El filósofo Jesús Mosterín, que murió hace unos meses, decía que los grandes avances del conocimiento solían ser obra de gente anormal. Por si no tuviéramos bastante con los ejemplos de Galileo, Newton, Maxwell o Einstein, la segunda mitad del siglo XX nos regaló a Richard Feynman para dar la razón a Mosterín. De Feynman, que estos días cumpliría 100 años, se puede decir cualquier cosa menos que era una persona normal.
Bombas atómicas y strippers. Es difícil que la historia vea en Feynman un príncipe azul, sino uno de esos anormales que hacen avanzar nuestro conocimiento
Todos nos hemos preguntado si conocer el comportamiento sexual de Woody Allen nos permite ver Annie Hallo Manhattan con los mismos ojos deslumbrados con que las vimos en los ochenta. En el caso de Feynman, no ha lugar a la duda: sus aportaciones a la física seguirían siendo enormes aun cuando hubiera sido un asesino en serie o un banquero depredador. Hacer una lectura moral de la ciencia es un camino dificultoso y lleno de trampas, una buena tarea para los historiadores del futuro.
Feynman no fue famoso en vida. Nunca fue una celebrity como Einstein. La mayor parte de la gente, al menos en Estados Unidos, se enteró de su existencia en 1986 —dos años antes de su muerte—, cuando participó en la comisión presidencial para investigar la tragedia de la lanzadera Challenger de la NASA, cuya explosión al poco de despegar de Cabo Cañaveral transmitió al mundo en directo la muerte de siete astronautas. Feynman, en su última aparición pública —y primera para el gran público— mostró ante las cámaras la razón del desastre usando un trozo de goma y un vaso de agua con hielo: la goma se deformó, como se había deformado una gigantesca arandela de goma durante el despegue en un día muy frío del invierno de Florida. A la NASA no le gustó nada la claridad de la explicación. Los demás la agradecimos mucho.

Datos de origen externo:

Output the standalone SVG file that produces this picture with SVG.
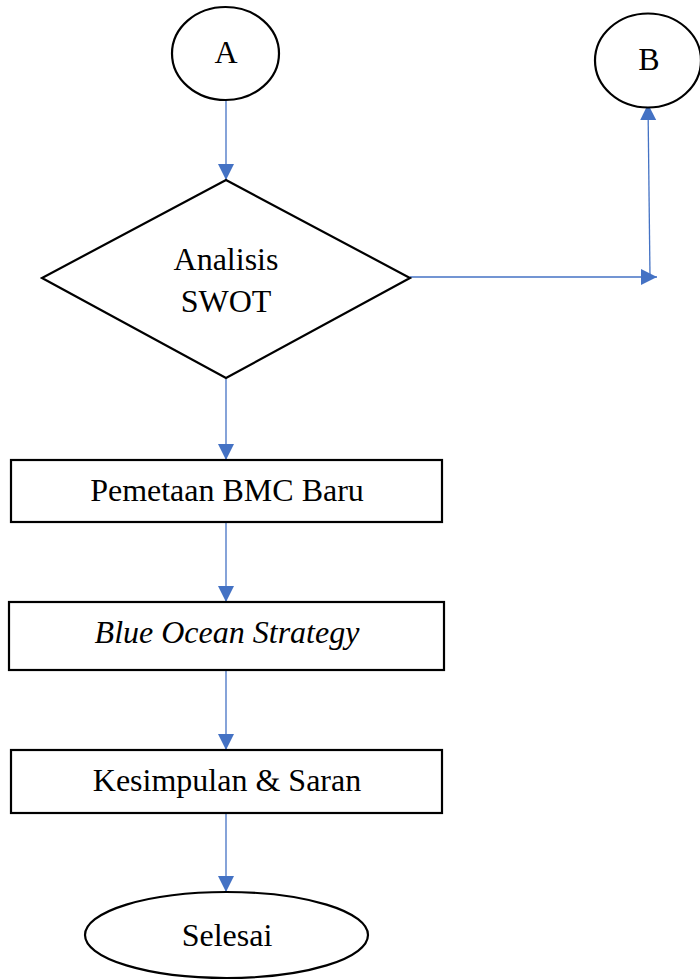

Para entonces, sin embargo, la carrera científica de Feynman había producido algunos de los saltos conceptuales más creativos y poderosos de la segunda mitad del siglo XX. Descendiente de judíos polacos y rusos que habían emigrado a América en el siglo XIX, Feynman nació en un barrio obrero de la banlieu de Nueva York, hijo de una ama de casa y un trabajador que cosía uniformes y, pese a ello, inculcó en su hijo una profunda desconfianza hacia la autoridad. Su talento, sin embargo, le permitió navegar desde muy joven por el camino de la excelencia científica: carrera en el MIT (Massachusetts Institute of Technology, junto a Boston), doctorado en Princeton con uno de los grandes seguidores de Einstein, John Wheeler (que acuñó el término “agujero negro”) y reclutado a los 23 años para la investigación militar que marcó a los mejores cerebros de su generación, el proyecto Manhattan para diseñar la primera bomba atómica. Asistió a la primera prueba nuclear de la historia, el 16 de julio de 1945, en Alamogordo, Nuevo México, y su reacción inmediata fue de euforia. Lo seguía celebrando tres semanas después, cuando fue arrojada sobre Hiroshima. Es terrible pensarlo, pero si lo sabemos es por los relatos autobiográficos del propio Feynman.
Bombas atómicas y strippers.
Es difícil que la historia vea en Feynman un príncipe azul. Pero el relato de sus logros científicos tendrá que convivir con su complicada biografía, con los enredos de su paso por el mundo: con la historia de uno de esos anormales que hacen avanzar nuestro conocimiento.